Along these lines, since OIT is just a specialized case of a pixel blending operation, ROVs will also be usable for other tasks that require controlled pixel blending, including certain cases of anti-aliasing.
Typed UAV Load
The second feature coming to Direct3D is Typed UAV Load. Unordered Access Views (UAVs) are a special type of buffer that allows multiple GPU threads to access the same buffer simultaneously without generating memory conflicts. Because of this disorganized nature of UAVs, certain restrictions are in place that Typed UAV Load will address. As implied by the name, Typed UAV Load deals with cases where UAVs are data typed, and how to better handle their use.
Volume Tiled Resources
The third feature coming to Direct3D is Volume Tiled Resources. VTR builds off of the work Microsoft and partners have already done for tiled resources (AKA sparse allocation, AKA hardware megatexture) by extending it into the 3rd dimension.

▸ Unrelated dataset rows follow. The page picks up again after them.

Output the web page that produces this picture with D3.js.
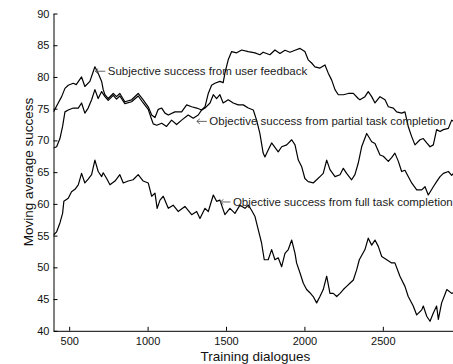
<!DOCTYPE html>
<html>
<head>
<meta charset="utf-8">
<script src="https://cdn.jsdelivr.net/npm/d3@7"></script>
<style>
  html, body { margin: 0; padding: 0; background: #fff; }
  svg { display: block; }
  text { font-family: "Liberation Sans", Arial, Helvetica, sans-serif; }
</style>
</head>
<body>
<svg id="chart" width="453" height="364"></svg>
<script>
// Moving-average success rate over training dialogues, three success measures
const xTicks = [500, 1000, 1500, 2000, 2500];
const yTicks = [40, 45, 50, 55, 60, 65, 70, 75, 80, 85, 90];

const subjX = [400,430,452,473,494,526,545,579,600,632,664,685,707,717,728,749,781,802,823,855,898,940,972,1004,1026,1047,1068,1090,1111,1132,1174,1217,1249,1281,1313,1345,1366,1387,1408,1429,1461,1482,1493,1514,1536,1568,1600,1642,1685,1716,1737,1780,1812,1844,1876,1908,1940,1972,2003,2024,2046,2067,2099,2131,2152,2174,2195,2216,2248,2280,2312,2343,2354,2386,2407,2429,2450,2482,2514,2535,2567,2588,2620,2641,2662,2684,2705,2737,2758,2780,2801,2822,2843,2865,2886,2918,2939,2950];
const subjY = [74.5,75.9,76.9,78.2,78.7,79.0,78.8,80.0,78.5,79.3,81.6,80.6,79.3,78.0,77.2,76.6,77.4,76.9,77.4,76.1,76.4,77.4,76.4,75.3,74.0,73.6,74.9,75.1,74.3,74.0,74.5,74.5,75.6,75.3,75.1,74.8,75.3,77.4,78.7,79.0,79.3,79.1,80.6,82.7,84.0,83.8,84.25,84.0,83.8,83.5,83.9,83.5,84.25,83.7,84.2,83.9,84.2,84.5,84.0,82.7,82.2,81.6,81.4,81.9,80.6,79.5,78.0,77.2,77.2,77.4,77.4,76.6,76.4,76.9,77.7,76.9,75.9,76.9,76.4,75.3,75.1,74.5,74.3,74.5,72.2,70.6,69.3,70.1,70.3,69.6,69.0,69.3,71.7,71.4,71.7,71.9,73.2,73.0];

const partX = [400,420,441,458,473,494,526,558,579,600,621,643,664,685,707,728,749,781,802,823,855,898,940,972,1004,1026,1036,1058,1090,1121,1153,1185,1217,1259,1291,1323,1345,1366,1398,1419,1440,1461,1482,1514,1546,1578,1610,1642,1674,1695,1716,1737,1748,1769,1791,1812,1833,1855,1887,1919,1940,1961,1982,2003,2024,2056,2078,2099,2120,2142,2163,2195,2227,2248,2269,2301,2322,2343,2365,2397,2429,2450,2482,2503,2535,2556,2577,2599,2620,2641,2662,2684,2716,2748,2769,2790,2822,2843,2865,2886,2918,2939,2950];
const partY = [68.8,69.0,70.3,72.2,74.5,74.8,75.1,75.1,75.9,74.3,75.1,76.4,78.0,76.6,77.7,76.9,76.3,77.1,76.5,77.0,75.8,76.1,77.0,75.9,74.9,73.3,72.6,72.4,72.7,72.2,73.2,72.5,73.2,74.0,73.5,74.0,74.8,75.1,75.9,77.2,76.6,77.2,75.9,76.4,75.9,75.6,75.6,75.1,74.8,73.2,71.1,68.0,67.4,68.5,69.6,68.9,68.2,69.0,69.3,70.1,69.3,66.9,65.9,64.0,63.5,63.3,63.8,64.3,64.8,66.9,65.4,64.3,64.6,65.6,64.8,63.8,64.6,66.4,69.0,71.1,69.8,69.5,67.7,67.5,66.7,67.3,68.0,66.7,65.1,65.3,64.3,63.3,62.2,62.2,62.7,61.4,62.7,63.5,64.3,64.8,65.1,64.5,64.8];

const fullX = [400,420,441,458,466,494,515,537,558,579,600,621,643,664,685,707,717,739,760,792,823,845,876,908,940,972,1004,1026,1047,1061,1079,1100,1132,1163,1195,1238,1281,1313,1334,1366,1387,1419,1440,1461,1493,1525,1557,1589,1621,1642,1663,1685,1706,1727,1744,1769,1791,1812,1833,1855,1876,1897,1919,1940,1950,1972,1993,2014,2035,2056,2078,2099,2120,2142,2163,2184,2206,2227,2248,2269,2290,2312,2333,2350,2386,2407,2429,2450,2471,2493,2525,2556,2577,2609,2641,2662,2694,2716,2748,2758,2780,2801,2822,2843,2854,2875,2891,2908,2939,2950];
const fullY = [55.1,55.6,57.0,58.5,60.4,60.9,61.9,62.3,63.0,64.8,63.3,63.9,64.6,66.9,65.1,64.3,64.9,64.0,63.0,63.6,64.6,63.3,63.6,63.8,64.6,63.6,63.3,61.2,61.7,59.3,60.6,61.2,59.3,59.8,58.8,59.6,58.3,58.8,57.7,59.3,58.8,61.4,60.4,60.6,58.3,59.3,58.5,59.8,59.3,59.8,59.0,58.0,55.9,53.8,51.2,51.2,52.8,51.2,51.5,50.1,52.2,52.8,54.3,52.2,50.7,49.1,47.5,46.5,46.0,45.4,44.4,45.4,46.5,48.6,45.9,45.9,45.4,45.9,46.5,47.0,47.5,48.0,49.6,51.2,52.8,54.6,53.5,54.3,53.3,51.7,51.2,50.7,50.7,48.6,47.0,45.4,43.9,42.5,43.3,43.9,42.3,41.5,42.8,43.9,41.8,44.4,45.4,46.5,45.9,46.0];

// Text annotations: label and the data point where its arrow tip sits
const annoText = [
  "Subjective success from user feedback",
  "Objective success from partial task completion",
  "Objective success from full task completion"
];
const annoX = [663, 1311, 1461];
const annoY = [80.9, 73.0, 60.3];

const svg = d3.select("#chart");
const plotL = 53.5, plotR = 453.4, plotT = 13.5, plotB = 330.8;

const x = d3.scaleLinear().domain([400, 2950]).range([plotL, plotR]);
const y = d3.scaleLinear().domain([40, 90]).range([plotB, plotT]);

svg.append("defs").append("clipPath").attr("id", "plotclip")
  .append("rect").attr("x", plotL).attr("y", plotT - 2)
  .attr("width", plotR - plotL).attr("height", plotB - plotT + 2);

// Axes with inward ticks
const xAxis = svg.append("g").attr("transform", `translate(0,${plotB})`)
  .call(d3.axisBottom(x).tickValues(xTicks).tickSizeInner(-4).tickSizeOuter(0).tickPadding(6).tickFormat(d3.format("d")));
const yAxis = svg.append("g").attr("transform", `translate(${plotL},0)`)
  .call(d3.axisLeft(y).tickValues(yTicks).tickSizeInner(-4).tickSizeOuter(0).tickPadding(4).tickFormat(d3.format("d")));

[xAxis, yAxis].forEach(g => {
  g.select(".domain").attr("stroke", "#000").attr("stroke-width", 1);
  g.selectAll(".tick line").attr("stroke", "#000").attr("stroke-width", 1);
  g.selectAll(".tick text").attr("fill", "#111").style("font-size", "11px")
    .style("font-family", '"Liberation Sans", Arial, sans-serif');
});

// Series lines
const line = d3.line().x(d => x(d[0])).y(d => y(d[1]));
const series = [
  d3.zip(subjX, subjY),
  d3.zip(partX, partY),
  d3.zip(fullX, fullY)
];
svg.append("g").attr("clip-path", "url(#plotclip)")
  .selectAll("path").data(series).join("path")
  .attr("d", line)
  .attr("fill", "none")
  .attr("stroke", "#000")
  .attr("stroke-width", 1.2)
  .attr("stroke-linejoin", "round");

// Annotations: a thin left arrow followed by the label
const annoG = svg.append("g").selectAll("g").data(annoText).join("g")
  .attr("transform", (d, i) => `translate(${x(annoX[i])},${y(annoY[i])})`);
annoG.append("path")
  .attr("d", "M0.5,0H10.5M3.5,-2.6L0.5,0L3.5,2.6")
  .attr("fill", "none")
  .attr("stroke", "#555")
  .attr("stroke-width", 0.9);
annoG.append("text")
  .attr("x", 13)
  .attr("dy", "0.35em")
  .attr("fill", "#222")
  .style("font-size", "11.5px")
  .text(d => d);

// Axis titles
svg.append("text")
  .attr("x", (plotL + plotR) / 2 + 2)
  .attr("y", 356)
  .attr("dy", "0.35em")
  .attr("text-anchor", "middle")
  .attr("fill", "#111")
  .style("font-size", "13.5px")
  .text("Training dialogues");

svg.append("text")
  .attr("transform", `translate(28,172) rotate(-90)`)
  .attr("dy", "0.35em")
  .attr("text-anchor", "middle")
  .attr("fill", "#111")
  .style("font-size", "13.5px")
  .text("Moving average success");
</script>
</body>
</html>
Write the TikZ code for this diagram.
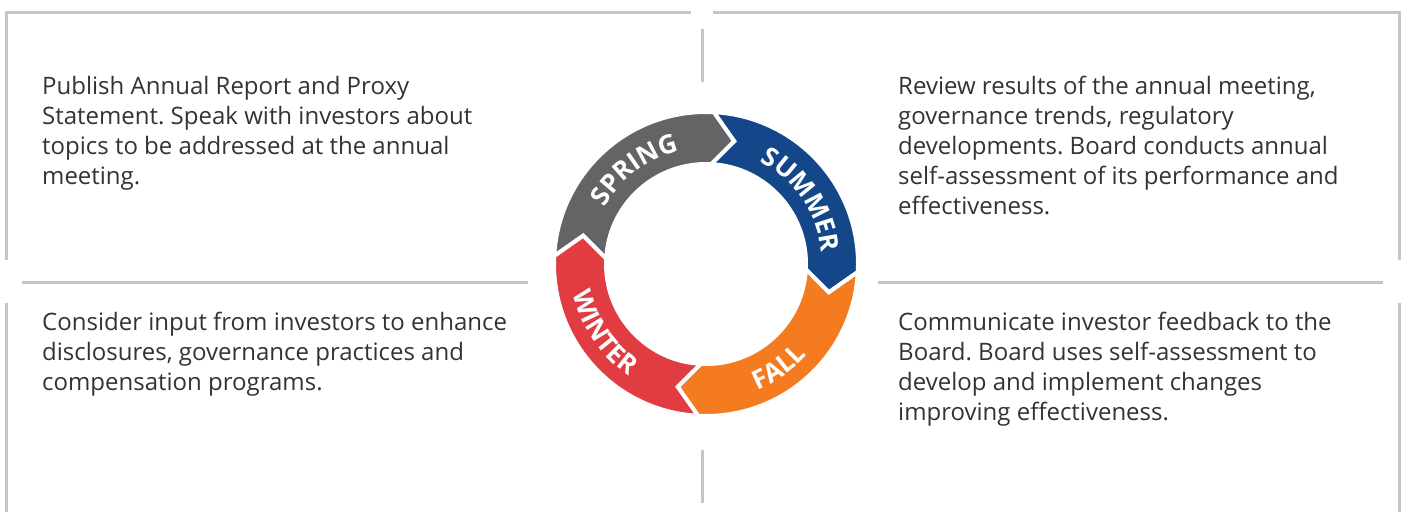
\documentclass[tikz,border=0pt]{standalone}
\usepackage{fontspec}
\setmainfont{Open Sans}
\usepackage{tikz}
\usetikzlibrary{decorations.text}
\definecolor{springgray}{HTML}{636466}
\definecolor{summerblue}{HTML}{13478A}
\definecolor{fallorange}{HTML}{F47B20}
\definecolor{winterred}{HTML}{E03C42}
\definecolor{framegray}{HTML}{C6C6C6}
\definecolor{bodytext}{HTML}{333333}
\frenchspacing
\tikzset{
    x=1pt, y=1pt, % one unit is one pixel of the target
    frame/.style={draw=framegray, line width=3pt}, % the grey rules
    blurb/.style={anchor=north west, align=left, inner sep=0pt, text=bodytext,
        font=\fontsize{24}{30}\selectfont}, % the four text blocks
    season/.style={fill=#1, draw=white, line width=4pt, line join=miter}, % one ring segment
    seasonlabel/.style={decorate, decoration={text along path, text align=center,
        text color=white, text={|\bfseries\fontsize{26}{26}\selectfont|#1}}},
    }
\begin{document}
\begin{tikzpicture}
\useasboundingbox (0,0) rectangle (1405,512);
% frame
\draw[frame] (691,499) -- (6,499) -- (6,252);
\draw[frame] (6,209) -- (6,0);
\draw[frame] (713,499) -- (1399,499) -- (1399,252);
\draw[frame] (1399,209) -- (1399,0);
\draw[frame] (702,483) -- (702,430);
\draw[frame] (702,62) -- (702,9);
\draw[frame] (22,230) -- (528,230);
\draw[frame] (878,230) -- (1383,230);
% text blocks
\node[blurb] (spring text) at (42,436) {Publish Annual Report and Proxy\\Statement. Speak with investors about\\topics to be addressed at the annual\\meeting.};
\node[blurb] (summer text) at (898,436) {Review results of the annual meeting,\\governance trends, regulatory\\developments. Board conducts annual\\self-assessment of its performance and\\effectiveness.};
\node[blurb] (winter text) at (42,200) {Consider input from investors to enhance\\disclosures, governance practices and\\compensation programs.};
\node[blurb] (fall text) at (898,200) {Communicate investor feedback to the\\Board. Board uses self-assessment to\\develop and implement changes\\improving effectiveness.};
% ring
\begin{scope}[shift={(706,248)}]
\foreach \col/\a in {springgray/177, summerblue/87, fallorange/-3, winterred/-93}{
    \pgfmathsetmacro{\b}{\a-90}
    \path[season=\col] (\a:152) arc[start angle=\a, end angle=\b, radius=152]
        -- (\b-10:126) -- (\b:100) arc[start angle=\b, end angle=\a, radius=100]
        -- (\a-10:126) -- cycle;
}
\path[seasonlabel=SPRING] (167:116) arc[start angle=167, end angle=87, radius=116];
\path[seasonlabel=SUMMER] (74:116) arc[start angle=74, end angle=-6, radius=116];
\path[seasonlabel=FALL] (-95:136) arc[start angle=-95, end angle=-15, radius=136];
\path[seasonlabel=WINTER] (174:136) arc[start angle=174, end angle=254, radius=136];
\end{scope}
\end{tikzpicture}
\end{document}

VTRs are primarily meant to be used with volumetric pixels (voxels), with the idea being that with sparse allocation, volume tiles that do not contain any useful information can avoid being allocated, avoiding tying up memory in tiles that will never be used or accessed. This kind of sparse allocation is necessary to make certain kinds of voxel techniques viable.
Last but certainly not least among Direct3D’s new features will be conservative rasterization. Conservative rasterization is essentially a more accurate but performance intensive solution to figuring out whether a polygon covers part of a pixel. Instead of doing a quick and simple test to see if the center of the pixel is bounded by the lines of the polygon, conservative rasterization checks whether the pixel covers the polygon by testing it against the corners of the pixel. This means that conservative rasterization will catch cases where a polygon was too small to cover the center of a pixel, which results in a more accurate outcome, be it better identifying pixels a polygon resides in, or finding polygons too small to cover the center of any pixel at all. This in turn being where the “conservative” aspect of the name comes from, as a rasterizer would be conservative by including every pixel touched by a triangle as opposed to just the pixels where the tringle covers the center point.
Conservative rasterization is being added to Direct3D in order to allow new algorithms to be used which would fail under the imprecise nature of point sampling. Like VTR, voxels play a big part here as conservative rasterization can be used to build a voxel. However it also has use cases in more accurate tiling and even collision detection.
Wrapping things up, today’s announcement of Direct3D 11.3 and its new features offers a solid roadmap for both the evolution of Direct3D and the hardware that will support it. By confirming that they are continuing to work on Direct3D 11 Microsoft has answered one of the lingering questions surrounding Direct3D 12 – what happens to Direct3D 11 – and at the same time this highlights the hardware features that the next generation of hardware will need to support in order to be compliant with the latest D3D feature level. And with Direct3D 12 set to be released sometime next year, these new features won’t be too far off either.